The Silver Bat Decorations — Unresolved Detail: The bat-form silver decorations are the case’s most analytically specific detail and its most frustrating loose end. Bats carry significant symbolic weight in Central Asian and Siberian shamanic traditions, where they are associated with the underworld, transition states, and shamanic flight. Silver bat-form decorations on three-meter skeletal remains in a cave near a thermally anomalous lake could reflect a burial tradition of an unknown historical culture — or something else entirely. The Soviet scientists’ inability to date the retained piece, if accurately reported, suggests the material may have been of unusual composition or antiquity. Without the piece, this analysis cannot proceed.
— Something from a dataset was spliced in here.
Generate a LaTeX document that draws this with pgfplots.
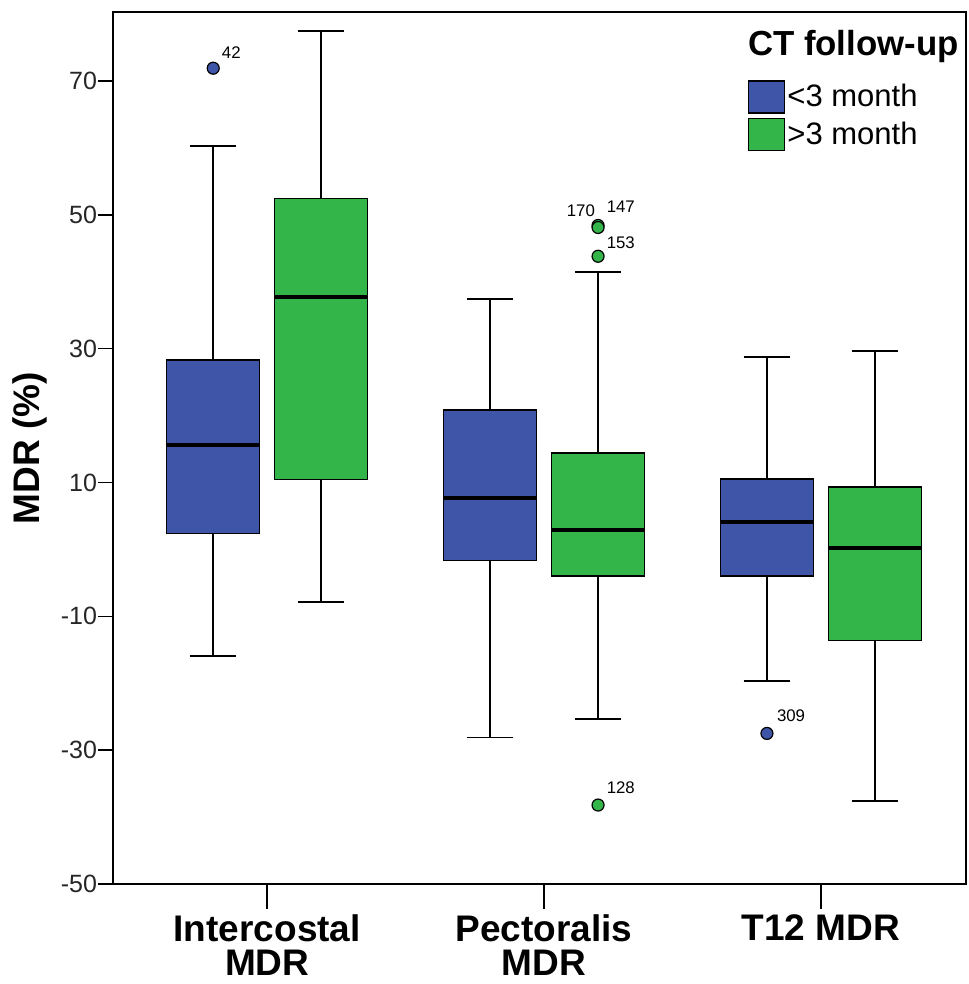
\documentclass[border=0pt]{standalone}
\usepackage{fontspec}
\setmainfont{Liberation Sans}
\usepackage{pgfplots}
\pgfplotsset{compat=1.18}
\usepgfplotslibrary{statistics}

\definecolor{spssblue}{RGB}{62,85,168}
\definecolor{spssgreen}{RGB}{52,181,74}

\begin{document}
\begin{tikzpicture}
\begin{axis}[
    name=ax,
    scale only axis,
    width=426.5pt, height=436pt,
    xmin=0.443, xmax=3.524,
    ymin=-50, ymax=80.3,
    xtick pos=bottom, ytick pos=left,
    xtick={1,2,3},
    xticklabels={Intercostal\\MDR, Pectoralis\\MDR, T12 MDR},
    x tick label style={font=\bfseries\fontsize{18.5}{17}\selectfont, align=center, anchor=north, yshift=-4.5pt},
    xtick style={/pgfplots/major tick length=12.5pt},
    ytick={-50,-30,-10,10,30,50,70},
    yticklabels={-50,-30,-10,10,30,50,70},
    y tick label style={font=\fontsize{12.5}{13}\selectfont, text=black!85, xshift=3pt},
    ylabel={MDR (\%)},
    ylabel style={font=\bfseries\fontsize{18.5}{19}\selectfont, at={(axis description cs:-0.0973,0.5)}, anchor=center},
    tick align=outside,
    major tick length=7.5pt,
    tick style={line width=0.8pt, black},
    axis line style={line width=1pt},
    boxplot/draw direction=y,
    boxplot/every median/.style={line width=1.8pt},
    boxplot/every whisker/.style={line width=0.9pt},
    boxplot/every box/.style={line width=0.7pt},
    legend image code/.code={\draw[#1] (0pt,-8pt) rectangle (18pt,8pt);},
    legend style={draw=none, fill=none, at={(0.744,0.922)}, anchor=north west,
        font=\fontsize{15.5}{16}\selectfont, inner sep=0pt, row sep=2pt,
        nodes={inner sep=1pt}},
    legend cell align=left,
]
% Intercostal
\addplot[forget plot, fill=spssblue, draw=black, mark=*, mark size=3pt, mark options={fill=spssblue, draw=black, line width=0.6pt},
  boxplot prepared={draw position=0.805, lower whisker=-15.9, lower quartile=2.4, median=15.6,
  upper quartile=28.3, upper whisker=60.3, box extend=0.336, whisker extend=0.168}]
  coordinates {(0,71.9)};
\addplot[forget plot, fill=spssgreen, draw=black,
  boxplot prepared={draw position=1.195, lower whisker=-7.9, lower quartile=10.4, median=37.7,
  upper quartile=52.4, upper whisker=77.5, box extend=0.336, whisker extend=0.168}]
  coordinates {};
% Pectoralis
\addplot[forget plot, fill=spssblue, draw=black,
  boxplot prepared={draw position=1.805, lower whisker=-28.1, lower quartile=-1.7, median=7.7,
  upper quartile=20.8, upper whisker=37.4, box extend=0.336, whisker extend=0.168}]
  coordinates {};
\addplot[forget plot, fill=spssgreen, draw=black, mark=*, mark size=3pt, mark options={fill=spssgreen, draw=black, line width=0.6pt},
  boxplot prepared={draw position=2.195, lower whisker=-25.4, lower quartile=-4.0, median=2.9,
  upper quartile=14.4, upper whisker=41.4, box extend=0.336, whisker extend=0.168}]
  coordinates {(0,48.4) (0,48.1) (0,43.8) (0,-38.2)};
% T12
\addplot[forget plot, fill=spssblue, draw=black, mark=*, mark size=3pt, mark options={fill=spssblue, draw=black, line width=0.6pt},
  boxplot prepared={draw position=2.805, lower whisker=-19.7, lower quartile=-4.0, median=4.1,
  upper quartile=10.5, upper whisker=28.7, box extend=0.336, whisker extend=0.168}]
  coordinates {(0,-27.5)};
\addplot[forget plot, fill=spssgreen, draw=black,
  boxplot prepared={draw position=3.195, lower whisker=-37.6, lower quartile=-13.6, median=0.2,
  upper quartile=9.3, upper whisker=29.6, box extend=0.336, whisker extend=0.168}]
  coordinates {};

\addlegendimage{fill=spssblue, draw=black, line width=0.7pt}
\addlegendentry{<3 month}
\addlegendimage{fill=spssgreen, draw=black, line width=0.7pt}
\addlegendentry{>3 month}

% outlier case numbers
\begin{scope}[every node/.style={font=\fontsize{8.4}{9}\selectfont, inner sep=0pt}]
\node[anchor=south west] at (axis cs:0.835,73.3) {42};
\node[anchor=south east] at (axis cs:2.185,49.7) {170};
\node[anchor=south west] at (axis cs:2.225,50.3) {147};
\node[anchor=south west] at (axis cs:2.225,44.9) {153};
\node[anchor=south west] at (axis cs:2.225,-36.5) {128};
\node[anchor=south west] at (axis cs:2.840,-25.8) {309};
\end{scope}
\node[font=\bfseries\fontsize{17.4}{18}\selectfont] at (rel axis cs:0.868,0.960) {CT follow-up};
\end{axis}
\path (ax.south west) ++(-56.5pt,-50pt) coordinate (bbA);
\path (ax.north east) ++(1pt,6pt) coordinate (bbB);
\pgfresetboundingbox
\path (bbA) rectangle (bbB);
\end{tikzpicture}
\end{document}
Source Chain Assessment: The source chain is weak by archive standards: witness → Grabovsky (late 1930s interviewer) → V. Krapiva (Ukrainian writer) → Paul Stonehill → Fate Magazine. Four transmission layers with no documentary corroboration at any stage. The case is held at Insufficient Data, not removed, because the geographic convergence with the 1982 frogmen case and the Soviet Ministry of Defense bulletin gives it a contextual anchor that purely anecdotal cases lack.
The Issyk Kul cave case is the archive’s record of a reluctant witness, a melted collection of silver bats, and three skeletons that no one has looked for since Grabovsky’s interview in the late 1930s. The lake never freezes, the cave has not been found again, and the single retained piece of silver has not been traced. What the archive can say is this: the same lake appears in Soviet military documents forty years later as a site of confirmed anomalous activity, and a separate Kyrgyz legend describes a submerged city there. The convergence is noted. The case remains open.